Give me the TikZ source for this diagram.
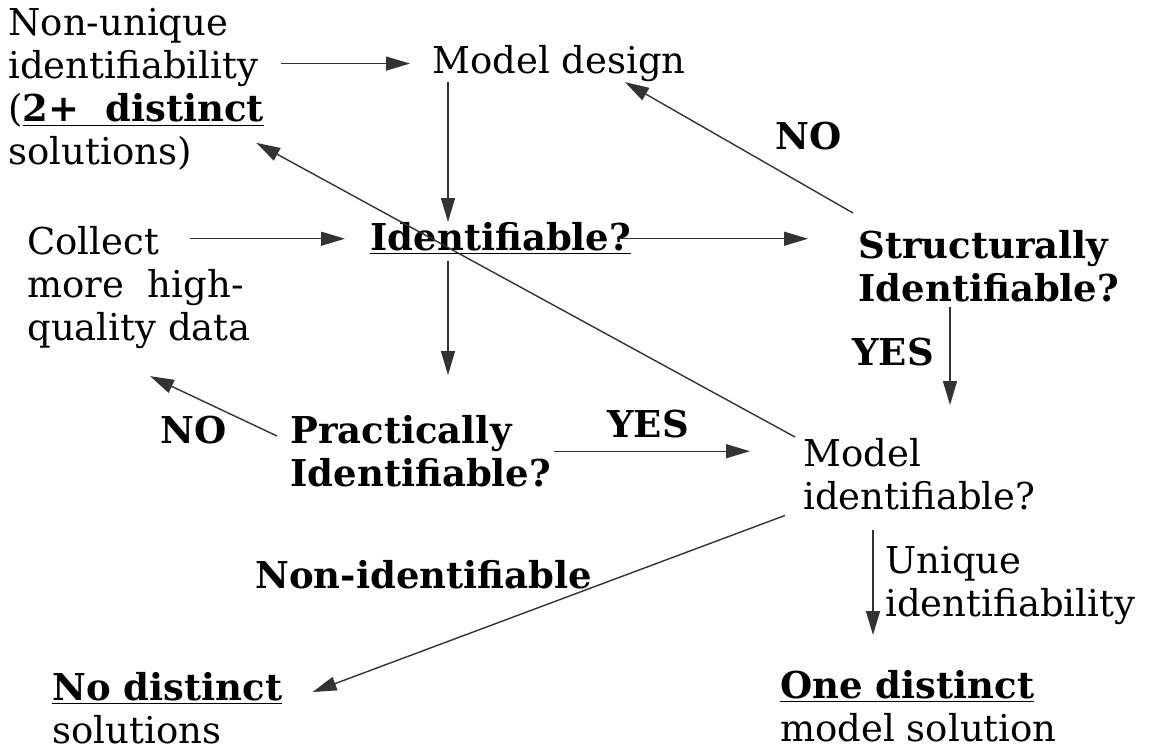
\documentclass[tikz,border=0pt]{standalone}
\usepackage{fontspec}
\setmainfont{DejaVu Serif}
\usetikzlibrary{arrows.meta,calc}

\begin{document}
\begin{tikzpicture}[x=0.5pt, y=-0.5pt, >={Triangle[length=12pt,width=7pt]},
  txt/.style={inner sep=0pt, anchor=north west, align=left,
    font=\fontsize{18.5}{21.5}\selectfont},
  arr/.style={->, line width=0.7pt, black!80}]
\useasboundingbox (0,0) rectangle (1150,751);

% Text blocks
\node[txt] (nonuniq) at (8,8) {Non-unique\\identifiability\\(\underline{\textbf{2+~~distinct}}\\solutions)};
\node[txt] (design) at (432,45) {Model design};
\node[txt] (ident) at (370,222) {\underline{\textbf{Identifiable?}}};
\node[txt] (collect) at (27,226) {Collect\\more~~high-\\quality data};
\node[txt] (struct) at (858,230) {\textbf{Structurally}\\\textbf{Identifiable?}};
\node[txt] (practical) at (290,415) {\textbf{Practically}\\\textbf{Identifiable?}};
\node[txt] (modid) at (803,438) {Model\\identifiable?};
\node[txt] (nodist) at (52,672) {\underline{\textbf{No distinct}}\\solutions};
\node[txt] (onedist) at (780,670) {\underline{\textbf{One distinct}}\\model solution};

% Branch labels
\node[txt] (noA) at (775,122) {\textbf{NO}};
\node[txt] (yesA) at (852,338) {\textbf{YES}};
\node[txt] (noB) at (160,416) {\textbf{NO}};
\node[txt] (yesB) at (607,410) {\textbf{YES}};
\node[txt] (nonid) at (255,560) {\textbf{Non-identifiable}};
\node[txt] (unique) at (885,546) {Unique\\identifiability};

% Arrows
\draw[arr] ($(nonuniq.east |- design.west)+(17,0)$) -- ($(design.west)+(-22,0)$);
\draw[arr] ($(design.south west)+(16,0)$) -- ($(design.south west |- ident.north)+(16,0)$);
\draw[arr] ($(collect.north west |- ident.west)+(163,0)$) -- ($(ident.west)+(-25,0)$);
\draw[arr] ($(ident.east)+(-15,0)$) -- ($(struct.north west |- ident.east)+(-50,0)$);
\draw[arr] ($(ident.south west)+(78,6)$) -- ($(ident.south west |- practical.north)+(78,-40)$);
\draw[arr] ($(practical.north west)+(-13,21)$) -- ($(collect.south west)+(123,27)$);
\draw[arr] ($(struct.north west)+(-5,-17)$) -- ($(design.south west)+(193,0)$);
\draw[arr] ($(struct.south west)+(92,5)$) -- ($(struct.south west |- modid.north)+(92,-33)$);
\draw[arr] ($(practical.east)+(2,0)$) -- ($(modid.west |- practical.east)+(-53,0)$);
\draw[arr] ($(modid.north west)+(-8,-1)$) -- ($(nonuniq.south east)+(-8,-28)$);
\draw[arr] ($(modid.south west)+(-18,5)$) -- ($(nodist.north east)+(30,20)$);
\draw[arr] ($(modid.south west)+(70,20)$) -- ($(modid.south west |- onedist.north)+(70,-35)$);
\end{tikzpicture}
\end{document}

▸ Exercise objective
Give again, word for word, every line from the top of the data through the line with "(unique) at (885,546)", both ends included, and exclude the pictures.

▸ Worked solution
Give me the TikZ source for this diagram.
\documentclass[tikz,border=0pt]{standalone}
\usepackage{fontspec}
\setmainfont{DejaVu Serif}
\usetikzlibrary{arrows.meta,calc}

\begin{document}
\begin{tikzpicture}[x=0.5pt, y=-0.5pt, >={Triangle[length=12pt,width=7pt]},
  txt/.style={inner sep=0pt, anchor=north west, align=left,
    font=\fontsize{18.5}{21.5}\selectfont},
  arr/.style={->, line width=0.7pt, black!80}]
\useasboundingbox (0,0) rectangle (1150,751);

% Text blocks
\node[txt] (nonuniq) at (8,8) {Non-unique\\identifiability\\(\underline{\textbf{2+~~distinct}}\\solutions)};
\node[txt] (design) at (432,45) {Model design};
\node[txt] (ident) at (370,222) {\underline{\textbf{Identifiable?}}};
\node[txt] (collect) at (27,226) {Collect\\more~~high-\\quality data};
\node[txt] (struct) at (858,230) {\textbf{Structurally}\\\textbf{Identifiable?}};
\node[txt] (practical) at (290,415) {\textbf{Practically}\\\textbf{Identifiable?}};
\node[txt] (modid) at (803,438) {Model\\identifiable?};
\node[txt] (nodist) at (52,672) {\underline{\textbf{No distinct}}\\solutions};
\node[txt] (onedist) at (780,670) {\underline{\textbf{One distinct}}\\model solution};

% Branch labels
\node[txt] (noA) at (775,122) {\textbf{NO}};
\node[txt] (yesA) at (852,338) {\textbf{YES}};
\node[txt] (noB) at (160,416) {\textbf{NO}};
\node[txt] (yesB) at (607,410) {\textbf{YES}};
\node[txt] (nonid) at (255,560) {\textbf{Non-identifiable}};
\node[txt] (unique) at (885,546) {Unique\\identifiability};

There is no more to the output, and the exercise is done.